Prove or disprove
$\exists L_{1},L_{2}\subseteq\Sigma^{*}:\quad L_{1}\ne L_{2}\wedge\overline{L_{1}\cdot L_{2}}=\overline{L_{1}}\cdot\overline{L_{2}} $
Where $\cdot$ means concatenation, and over line is complement. Also, Let $\Sigma=\{a,b\}$.
Prove or disprove
$\exists L_{1},L_{2}\subseteq\Sigma^{*}:\quad L_{1}\ne L_{2}\wedge\overline{L_{1}\cdot L_{2}}=\overline{L_{1}}\cdot\overline{L_{2}} $
Where $\cdot$ means concatenation, and over line is complement. Also, Let $\Sigma=\{a,b\}$.

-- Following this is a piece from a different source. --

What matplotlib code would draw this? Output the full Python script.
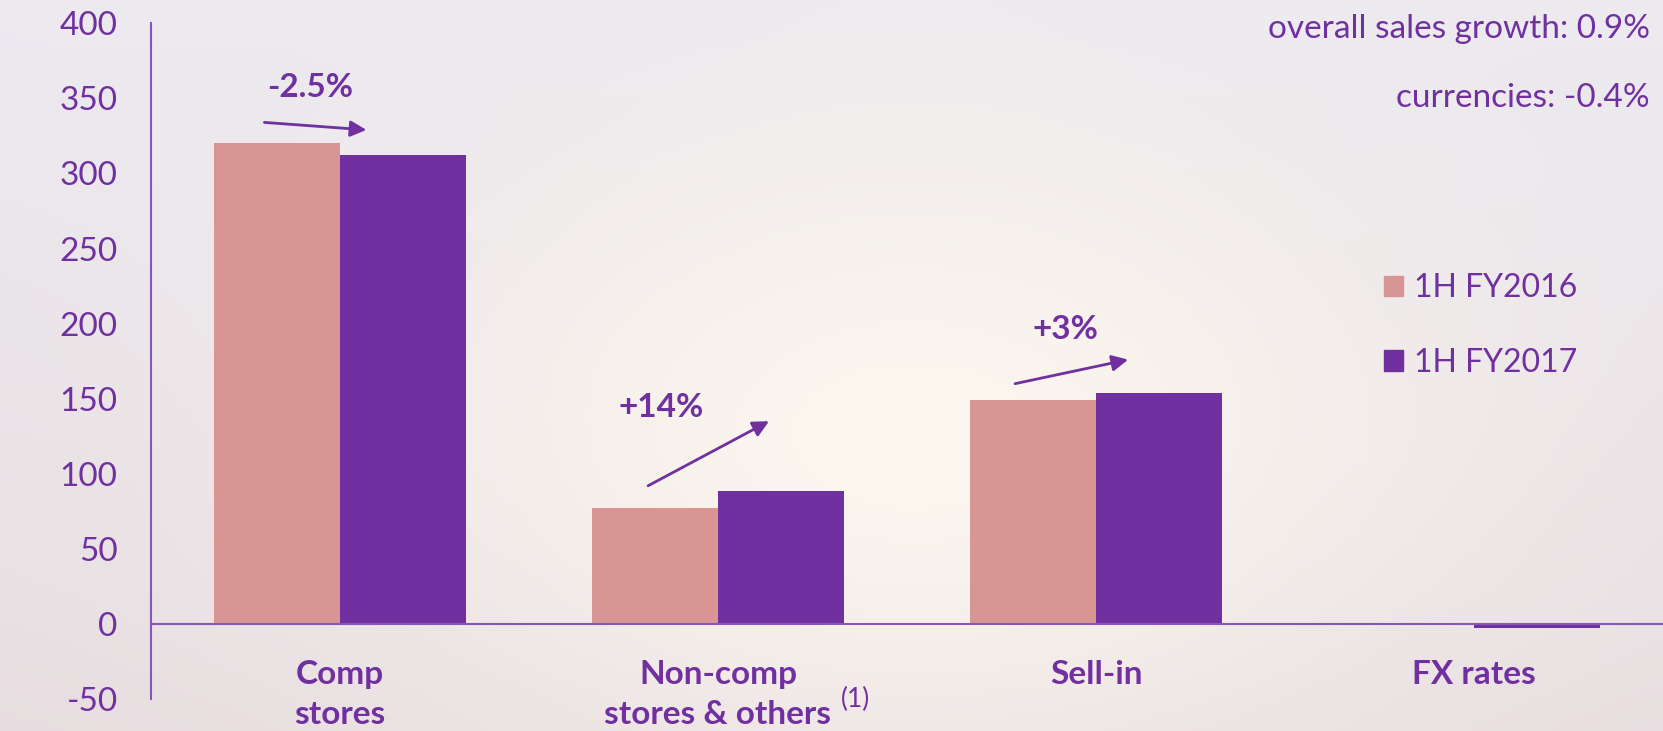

It is possible. Hint: Let $L_1=a^*, L_2=\Sigma^*$. Fill in the details.
A good starting point is to try to find languages and apply them to your formula, in attempt to satisfy it.
Try first very simple languages, such as $\emptyset$, $\Sigma^*$, or $\{a\}$. If they don't work out, try more complex ones that fix the 'flaws' the simple languages had.
If it feels impossible to find languages that satisfy the formula, it might just be impossible.